## GIVEN DATA
>>>

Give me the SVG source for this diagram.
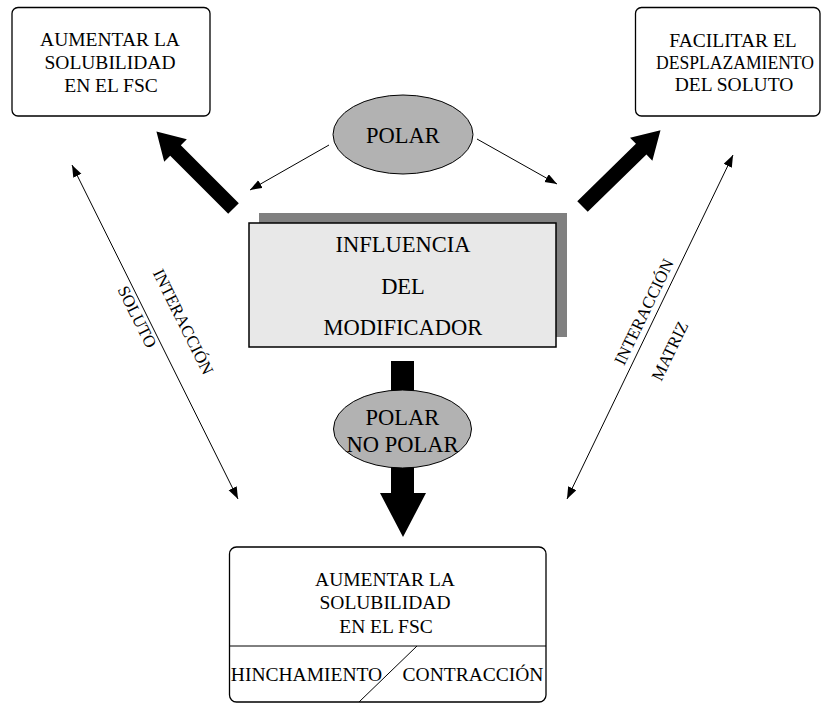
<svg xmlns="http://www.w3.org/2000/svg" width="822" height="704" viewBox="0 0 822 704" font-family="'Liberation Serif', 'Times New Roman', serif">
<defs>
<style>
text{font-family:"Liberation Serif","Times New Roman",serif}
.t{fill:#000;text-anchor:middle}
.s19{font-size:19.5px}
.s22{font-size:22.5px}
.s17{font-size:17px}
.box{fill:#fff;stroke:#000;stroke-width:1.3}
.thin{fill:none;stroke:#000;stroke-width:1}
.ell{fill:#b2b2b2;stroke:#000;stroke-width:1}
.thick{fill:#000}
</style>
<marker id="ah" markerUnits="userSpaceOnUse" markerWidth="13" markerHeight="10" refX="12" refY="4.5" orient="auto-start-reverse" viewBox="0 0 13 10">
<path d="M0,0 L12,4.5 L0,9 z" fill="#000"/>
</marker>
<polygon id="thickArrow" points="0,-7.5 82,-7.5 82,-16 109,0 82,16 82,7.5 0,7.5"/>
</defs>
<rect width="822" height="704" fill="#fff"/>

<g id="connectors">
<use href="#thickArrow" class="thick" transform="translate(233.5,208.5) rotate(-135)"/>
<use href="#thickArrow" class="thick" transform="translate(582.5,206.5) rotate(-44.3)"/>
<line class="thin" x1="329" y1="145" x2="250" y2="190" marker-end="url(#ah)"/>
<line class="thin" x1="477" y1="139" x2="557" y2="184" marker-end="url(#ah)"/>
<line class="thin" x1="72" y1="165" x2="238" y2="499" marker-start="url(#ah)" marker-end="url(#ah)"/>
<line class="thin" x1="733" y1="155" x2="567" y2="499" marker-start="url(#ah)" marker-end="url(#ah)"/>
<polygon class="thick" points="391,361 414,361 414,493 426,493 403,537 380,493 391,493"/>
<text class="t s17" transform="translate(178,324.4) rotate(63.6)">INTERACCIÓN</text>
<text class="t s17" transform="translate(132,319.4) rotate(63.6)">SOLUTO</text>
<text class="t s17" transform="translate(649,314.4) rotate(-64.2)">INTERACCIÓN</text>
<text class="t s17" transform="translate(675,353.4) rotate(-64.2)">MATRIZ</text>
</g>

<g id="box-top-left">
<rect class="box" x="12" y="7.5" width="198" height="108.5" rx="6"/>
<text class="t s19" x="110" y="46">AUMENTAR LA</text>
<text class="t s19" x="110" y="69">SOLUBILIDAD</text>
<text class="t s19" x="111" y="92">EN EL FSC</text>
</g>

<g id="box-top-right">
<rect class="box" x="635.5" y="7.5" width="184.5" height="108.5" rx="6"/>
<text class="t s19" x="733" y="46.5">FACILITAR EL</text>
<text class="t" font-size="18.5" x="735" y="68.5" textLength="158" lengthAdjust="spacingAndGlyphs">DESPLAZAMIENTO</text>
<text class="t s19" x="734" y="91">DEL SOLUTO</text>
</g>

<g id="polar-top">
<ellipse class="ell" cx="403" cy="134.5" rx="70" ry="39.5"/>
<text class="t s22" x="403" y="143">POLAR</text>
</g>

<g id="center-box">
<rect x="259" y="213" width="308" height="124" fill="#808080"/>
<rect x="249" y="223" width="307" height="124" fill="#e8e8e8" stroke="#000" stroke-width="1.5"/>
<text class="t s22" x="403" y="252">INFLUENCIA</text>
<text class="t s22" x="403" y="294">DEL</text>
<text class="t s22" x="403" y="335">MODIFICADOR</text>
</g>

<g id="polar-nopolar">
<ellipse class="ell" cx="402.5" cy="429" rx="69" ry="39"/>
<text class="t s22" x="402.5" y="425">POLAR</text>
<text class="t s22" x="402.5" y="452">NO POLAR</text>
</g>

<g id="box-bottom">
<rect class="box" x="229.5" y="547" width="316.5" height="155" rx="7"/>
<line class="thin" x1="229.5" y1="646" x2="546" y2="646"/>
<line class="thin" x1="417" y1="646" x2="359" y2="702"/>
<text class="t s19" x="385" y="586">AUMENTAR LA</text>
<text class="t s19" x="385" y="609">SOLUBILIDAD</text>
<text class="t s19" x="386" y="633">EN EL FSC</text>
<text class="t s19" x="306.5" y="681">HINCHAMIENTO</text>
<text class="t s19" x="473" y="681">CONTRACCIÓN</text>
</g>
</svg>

<<<

All the lines above are to be reproduced exactly, except the pictures.

## SOLUTION TO THIS PROBLEM
Give me the SVG source for this diagram.
<svg xmlns="http://www.w3.org/2000/svg" width="822" height="704" viewBox="0 0 822 704" font-family="'Liberation Serif', 'Times New Roman', serif">
<defs>
<style>
text{font-family:"Liberation Serif","Times New Roman",serif}
.t{fill:#000;text-anchor:middle}
.s19{font-size:19.5px}
.s22{font-size:22.5px}
.s17{font-size:17px}
.box{fill:#fff;stroke:#000;stroke-width:1.3}
.thin{fill:none;stroke:#000;stroke-width:1}
.ell{fill:#b2b2b2;stroke:#000;stroke-width:1}
.thick{fill:#000}
</style>
<marker id="ah" markerUnits="userSpaceOnUse" markerWidth="13" markerHeight="10" refX="12" refY="4.5" orient="auto-start-reverse" viewBox="0 0 13 10">
<path d="M0,0 L12,4.5 L0,9 z" fill="#000"/>
</marker>
<polygon id="thickArrow" points="0,-7.5 82,-7.5 82,-16 109,0 82,16 82,7.5 0,7.5"/>
</defs>
<rect width="822" height="704" fill="#fff"/>

<g id="connectors">
<use href="#thickArrow" class="thick" transform="translate(233.5,208.5) rotate(-135)"/>
<use href="#thickArrow" class="thick" transform="translate(582.5,206.5) rotate(-44.3)"/>
<line class="thin" x1="329" y1="145" x2="250" y2="190" marker-end="url(#ah)"/>
<line class="thin" x1="477" y1="139" x2="557" y2="184" marker-end="url(#ah)"/>
<line class="thin" x1="72" y1="165" x2="238" y2="499" marker-start="url(#ah)" marker-end="url(#ah)"/>
<line class="thin" x1="733" y1="155" x2="567" y2="499" marker-start="url(#ah)" marker-end="url(#ah)"/>
<polygon class="thick" points="391,361 414,361 414,493 426,493 403,537 380,493 391,493"/>
<text class="t s17" transform="translate(178,324.4) rotate(63.6)">INTERACCIÓN</text>
<text class="t s17" transform="translate(132,319.4) rotate(63.6)">SOLUTO</text>
<text class="t s17" transform="translate(649,314.4) rotate(-64.2)">INTERACCIÓN</text>
<text class="t s17" transform="translate(675,353.4) rotate(-64.2)">MATRIZ</text>
</g>

<g id="box-top-left">
<rect class="box" x="12" y="7.5" width="198" height="108.5" rx="6"/>
<text class="t s19" x="110" y="46">AUMENTAR LA</text>
<text class="t s19" x="110" y="69">SOLUBILIDAD</text>
<text class="t s19" x="111" y="92">EN EL FSC</text>
</g>

<g id="box-top-right">
<rect class="box" x="635.5" y="7.5" width="184.5" height="108.5" rx="6"/>
<text class="t s19" x="733" y="46.5">FACILITAR EL</text>
<text class="t" font-size="18.5" x="735" y="68.5" textLength="158" lengthAdjust="spacingAndGlyphs">DESPLAZAMIENTO</text>
<text class="t s19" x="734" y="91">DEL SOLUTO</text>
</g>

<g id="polar-top">
<ellipse class="ell" cx="403" cy="134.5" rx="70" ry="39.5"/>
<text class="t s22" x="403" y="143">POLAR</text>
</g>

<g id="center-box">
<rect x="259" y="213" width="308" height="124" fill="#808080"/>
<rect x="249" y="223" width="307" height="124" fill="#e8e8e8" stroke="#000" stroke-width="1.5"/>
<text class="t s22" x="403" y="252">INFLUENCIA</text>
<text class="t s22" x="403" y="294">DEL</text>
<text class="t s22" x="403" y="335">MODIFICADOR</text>
</g>

<g id="polar-nopolar">
<ellipse class="ell" cx="402.5" cy="429" rx="69" ry="39"/>
<text class="t s22" x="402.5" y="425">POLAR</text>
<text class="t s22" x="402.5" y="452">NO POLAR</text>
</g>

<g id="box-bottom">
<rect class="box" x="229.5" y="547" width="316.5" height="155" rx="7"/>
<line class="thin" x1="229.5" y1="646" x2="546" y2="646"/>
<line class="thin" x1="417" y1="646" x2="359" y2="702"/>
<text class="t s19" x="385" y="586">AUMENTAR LA</text>
<text class="t s19" x="385" y="609">SOLUBILIDAD</text>
<text class="t s19" x="386" y="633">EN EL FSC</text>
<text class="t s19" x="306.5" y="681">HINCHAMIENTO</text>
<text class="t s19" x="473" y="681">CONTRACCIÓN</text>
</g>
</svg>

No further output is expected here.